No amount of forethought could have revealed what lay ahead of us, as even at Nain local knowledge only extended to the Fraser lake-head behind Nunaingoak Bay; and as soon as we left the Eskimo deer-hunters’ route, we entered a tract of country which has probably remained untrodden by white foot or red since the beginning of things. It is a difficult matter to describe this menacing wilderness, lying 2,000 feet above sea-level, swept by arctic winds, dotted with marshes and strewn with quartzite boulders of the most ancient of all formations. I have tried with all too small a skill to bring some pictures of this abomination of desolation before the reader’s eye.
It would be quite absurd, however, to judge the whole country by the conditions which prevail upon the high plateau. Recently great interest has been taken in the pulp industry of Labrador, for which a brilliant future is prophesied. In the southern half of the country and in some river valleys these forecasts may materialise; but it should be remembered that in central Labrador thousands of square miles show nothing but patches of dwarf birch, few and far between, of which the stems are no more than finger-thick, hardly substantial enough to boil a kettle.
The death, by starvation, of Leonidas Hubbard has given the interior of the Labrador a bad name which has not been removed by the fine journeys of Mr. and Mrs. Tasker, Mrs. Hubbard, Mr. Wallace and Mr. Cabot. Hubbard’s objective was our own—Indian House Lake; his plan to reach it by way of Hamilton Inlet, the Nascaupee and George Rivers—a route afterwards successfully traversed by Mrs. Hubbard and by Dillon Wallace—was entirely different. As is well known, he and his party went up the Susan River, and after many disasters were forced to turn back. On the retreat, in spite of the efforts of his companions, Hubbard died of starvation. I do not think that some of the more critical of geographers yet appreciate the remorseless ill-luck that pursued Hubbard. I can only say this. Everyday that Gathorne-Hardy and I spent in battling with Labrador nature, increased our respect and admiration for Hubbard. Luck was with us as it was against him, and in wilderness travel it is a truism to say that luck decides the issue.

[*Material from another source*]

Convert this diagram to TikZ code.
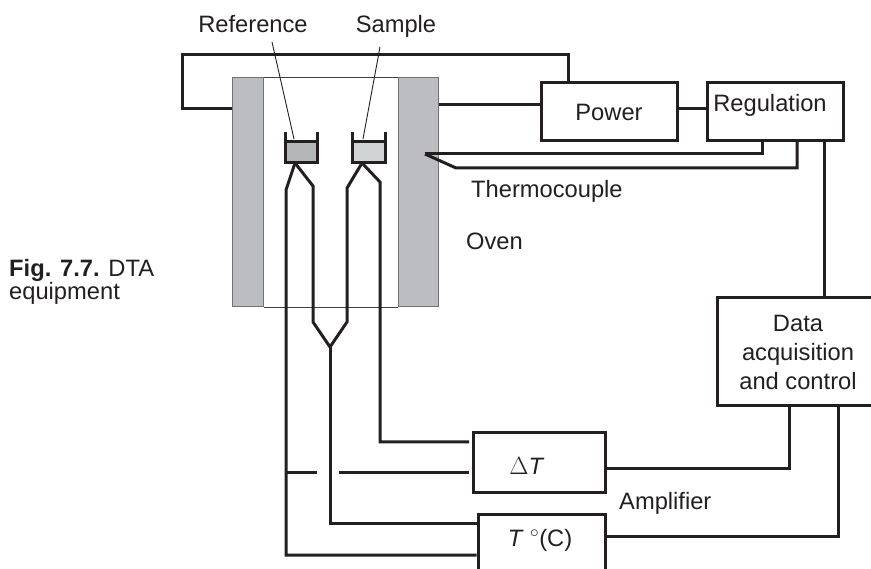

One of the main interests of our journey lay, I think, in the fact that we adopted as nearly as might be themethods of the Indians. It has been said and written again and again that to travel with the speed and lightness of an Indian is beyond the powers of the white, and is a certain road to disaster. We did not find it so. Of course, had we failed to kill the final caribou we should in another day have found ourselves empty-handed in the heart of a country “where many have starved.” Even then I fancy that with rod and rifle we would have won our way out without much hardship. As it was, with the venison to keep up our strength, we rivalled, if we did not actually surpass, the average speed of Indian travel. On August 30th, at eight in the morning, we left our camp on the George, and by September 10th, at four in the afternoon, we were at Nain. Of these eleven days, a whole one was spent in relay packing, and on three occasions repairs to boots and other wilderness exigencies only allowed us half-a-day’s march. In addition to the ordinary work of camping and breaking camp, we cached our canoe against the winter on the uplands. Nor did we abandon any of our outfit on the journey, and never at any time did our packs average under 50 lbs. in weight. As we had to find our way (for the Indians’ single line to the coast is well known to them) and so went many miles out of our course, I think it may fairly be inferred that white men can attain results in wilderness travel which will bear some kind of comparison with the achievements of the red.